**Goal**
Restate, exactly and without pictures, the lines from the start of the listing below through the line holding "(0,0) rectangle (1051,423);".

**Source material**
* * * * * * * * *
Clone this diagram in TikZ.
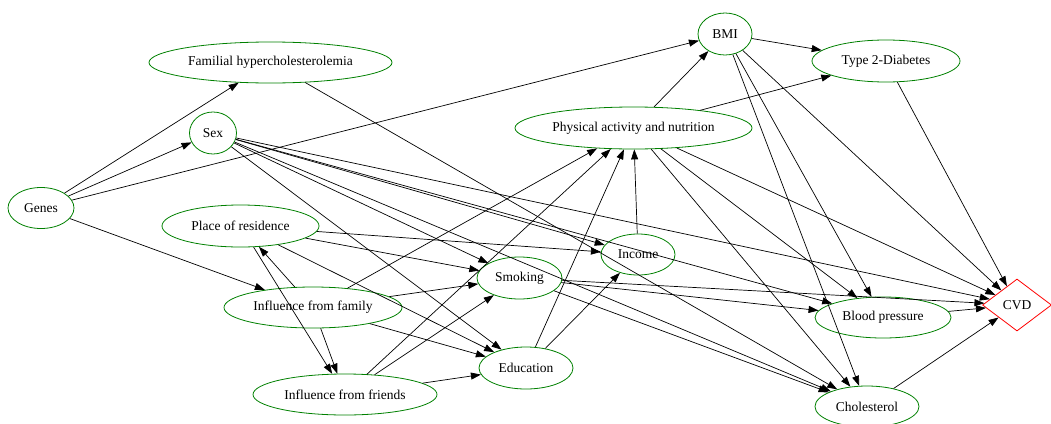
\documentclass[tikz,border=0pt]{standalone}
\usepackage{fontspec}
\setmainfont{Liberation Serif}
\usetikzlibrary{shapes.geometric,arrows.meta}
\begin{document}
\begin{tikzpicture}[x=1pt,y=-1pt,
  var/.style={ellipse,draw=green!50!black,line width=0.8pt,inner sep=0pt,font=\fontsize{13.5}{16}\selectfont},
  outcome/.style={diamond,draw=red,line width=0.8pt,inner sep=0pt,minimum width=69pt,minimum height=52pt,font=\fontsize{13.5}{16}\selectfont},
  arr/.style={-{Triangle[length=10pt,width=7pt]},line width=0.7pt}]
\useasboundingbox (0,0) rectangle (1051,423);


\node[var,minimum width=66pt,minimum height=41pt] (v1) at (41,208) {Genes};
\node[var,minimum width=243pt,minimum height=41pt] (v2) at (270.5,62.5) {Familial hypercholesterolemia};
\node[var,minimum width=47pt,minimum height=42pt] (v3) at (213,133) {Sex};
\node[var,minimum width=157pt,minimum height=42pt] (v4) at (240.5,226) {Place of residence};
\node[var,minimum width=178pt,minimum height=41pt] (v5) at (313,307.5) {Influence from family};
\node[var,minimum width=184pt,minimum height=41pt] (v6) at (345,394.5) {Influence from friends};
\node[var,minimum width=85pt,minimum height=42pt] (v7) at (519.5,278) {Smoking};
\node[var,minimum width=94pt,minimum height=42pt] (v8) at (526,368) {Education};
\node[var,minimum width=74pt,minimum height=41pt] (v9) at (638,254.5) {Income};
\node[var,minimum width=237pt,minimum height=42pt] (v10) at (633.5,128) {Physical activity and nutrition};
\node[var,minimum width=54pt,minimum height=42pt] (v11) at (725,34) {BMI};
\node[var,minimum width=148pt,minimum height=42pt] (v12) at (886,61) {Type 2-Diabetes};
\node[var,minimum width=136pt,minimum height=41pt] (v13) at (883,317.5) {Blood pressure};
\node[var,minimum width=104pt,minimum height=41pt] (v14) at (867,406.5) {Cholesterol};
\node[outcome] (v15) at (1017,305) {CVD};


\draw[arr] (v1) edge (v2) edge (v3) edge (v11) edge (v5);
\draw[arr] (v2) edge (v14);
\draw[arr] (v3) edge (v7) edge (v8) edge (v9) edge (v13) edge (v14) edge (v15);
\draw[arr] (v4) edge (v9) edge (v7) edge (v8) edge (v6);
\draw[arr] (v5) edge (v4) edge (v6) edge (v7) edge (v8) edge (v10);
\draw[arr] (v6) edge (v7) edge (v8) edge (v10);



\draw[arr] (v7) edge (v13) edge (v14) edge (v15);
\draw[arr] (v8) edge (v9) edge (v10);
\draw[arr] (v9) edge (v10);
\draw[arr] (v10) edge (v11) edge (v12) edge (v13) edge (v14) edge (v15);
\draw[arr] (v11) edge (v12) edge (v13) edge (v14) edge (v15);
\draw[arr] (v12) edge (v15);
\draw[arr] (v13) edge (v15);
\draw[arr] (v14) edge (v15);
\end{tikzpicture}
\end{document}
* * * * * * * * *
**Response to the task**
Clone this diagram in TikZ.
\documentclass[tikz,border=0pt]{standalone}
\usepackage{fontspec}
\setmainfont{Liberation Serif}
\usetikzlibrary{shapes.geometric,arrows.meta}
\begin{document}
\begin{tikzpicture}[x=1pt,y=-1pt,
  var/.style={ellipse,draw=green!50!black,line width=0.8pt,inner sep=0pt,font=\fontsize{13.5}{16}\selectfont},
  outcome/.style={diamond,draw=red,line width=0.8pt,inner sep=0pt,minimum width=69pt,minimum height=52pt,font=\fontsize{13.5}{16}\selectfont},
  arr/.style={-{Triangle[length=10pt,width=7pt]},line width=0.7pt}]
\useasboundingbox (0,0) rectangle (1051,423);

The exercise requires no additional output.